Determine how many lines in the entries below include "this". The reply should be that number and nothing else.

▸ Data to process
(begin)
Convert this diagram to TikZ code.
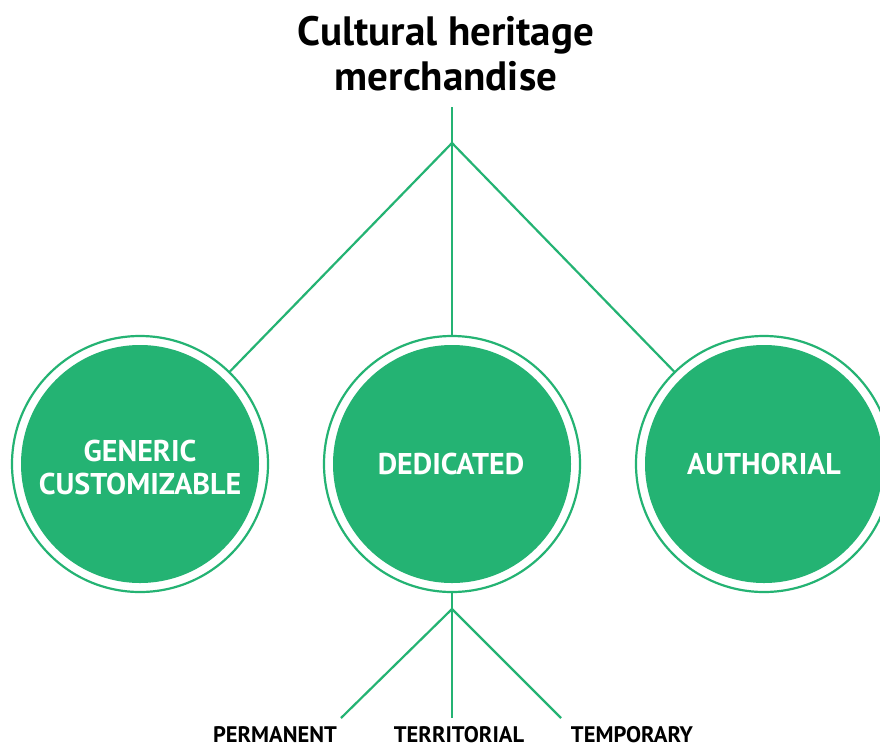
(end)
(begin)
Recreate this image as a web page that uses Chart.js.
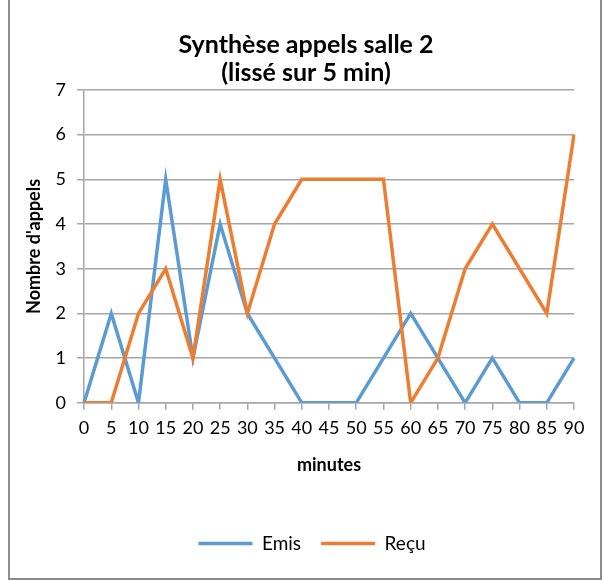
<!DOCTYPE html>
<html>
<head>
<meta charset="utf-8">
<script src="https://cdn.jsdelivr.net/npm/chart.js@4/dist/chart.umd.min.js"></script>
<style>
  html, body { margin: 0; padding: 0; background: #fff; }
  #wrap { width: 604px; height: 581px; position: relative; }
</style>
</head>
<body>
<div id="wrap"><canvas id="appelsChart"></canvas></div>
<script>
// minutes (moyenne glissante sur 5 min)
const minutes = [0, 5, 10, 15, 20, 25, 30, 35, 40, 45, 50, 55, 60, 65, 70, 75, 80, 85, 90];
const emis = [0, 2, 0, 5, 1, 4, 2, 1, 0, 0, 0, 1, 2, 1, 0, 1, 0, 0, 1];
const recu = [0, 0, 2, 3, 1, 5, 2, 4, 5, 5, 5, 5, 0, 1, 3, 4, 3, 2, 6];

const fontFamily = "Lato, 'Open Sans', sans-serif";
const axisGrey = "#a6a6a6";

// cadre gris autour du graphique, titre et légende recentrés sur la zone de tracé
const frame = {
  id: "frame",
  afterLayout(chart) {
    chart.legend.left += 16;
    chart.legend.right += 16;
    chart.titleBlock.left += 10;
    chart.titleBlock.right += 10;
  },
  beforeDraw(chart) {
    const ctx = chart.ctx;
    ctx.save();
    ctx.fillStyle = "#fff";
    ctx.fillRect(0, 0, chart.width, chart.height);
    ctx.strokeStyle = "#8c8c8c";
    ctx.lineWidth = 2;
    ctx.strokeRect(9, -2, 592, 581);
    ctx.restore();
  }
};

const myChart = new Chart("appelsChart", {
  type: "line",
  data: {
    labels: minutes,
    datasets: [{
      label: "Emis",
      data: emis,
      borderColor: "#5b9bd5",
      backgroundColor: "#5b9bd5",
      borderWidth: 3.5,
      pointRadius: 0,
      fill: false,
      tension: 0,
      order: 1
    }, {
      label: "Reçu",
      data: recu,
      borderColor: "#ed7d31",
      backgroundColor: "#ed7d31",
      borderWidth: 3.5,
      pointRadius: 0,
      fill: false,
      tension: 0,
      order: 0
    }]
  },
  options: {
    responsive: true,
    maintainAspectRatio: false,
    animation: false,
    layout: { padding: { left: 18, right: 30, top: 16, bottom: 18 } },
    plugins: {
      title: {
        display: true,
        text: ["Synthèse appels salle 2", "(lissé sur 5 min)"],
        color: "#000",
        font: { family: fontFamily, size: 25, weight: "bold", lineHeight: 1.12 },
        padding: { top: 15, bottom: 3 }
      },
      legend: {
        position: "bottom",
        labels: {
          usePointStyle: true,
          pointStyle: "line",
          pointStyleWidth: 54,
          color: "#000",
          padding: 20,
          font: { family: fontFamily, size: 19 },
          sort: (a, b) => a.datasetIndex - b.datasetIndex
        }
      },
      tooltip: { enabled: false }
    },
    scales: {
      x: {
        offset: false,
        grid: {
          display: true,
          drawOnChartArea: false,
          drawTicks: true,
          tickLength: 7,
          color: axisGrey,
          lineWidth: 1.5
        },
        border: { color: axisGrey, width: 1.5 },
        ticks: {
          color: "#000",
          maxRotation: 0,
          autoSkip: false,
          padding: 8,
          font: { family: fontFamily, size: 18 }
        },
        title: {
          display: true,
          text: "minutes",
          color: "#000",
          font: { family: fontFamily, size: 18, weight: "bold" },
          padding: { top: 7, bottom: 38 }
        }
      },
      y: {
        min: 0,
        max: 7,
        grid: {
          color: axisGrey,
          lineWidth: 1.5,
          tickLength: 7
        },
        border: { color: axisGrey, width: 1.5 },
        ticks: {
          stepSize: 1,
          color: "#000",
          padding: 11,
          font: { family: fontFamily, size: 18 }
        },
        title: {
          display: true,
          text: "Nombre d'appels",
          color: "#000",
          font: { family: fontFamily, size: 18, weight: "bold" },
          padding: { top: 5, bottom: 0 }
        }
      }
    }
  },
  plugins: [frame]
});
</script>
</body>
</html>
(end)
▸ The solution
2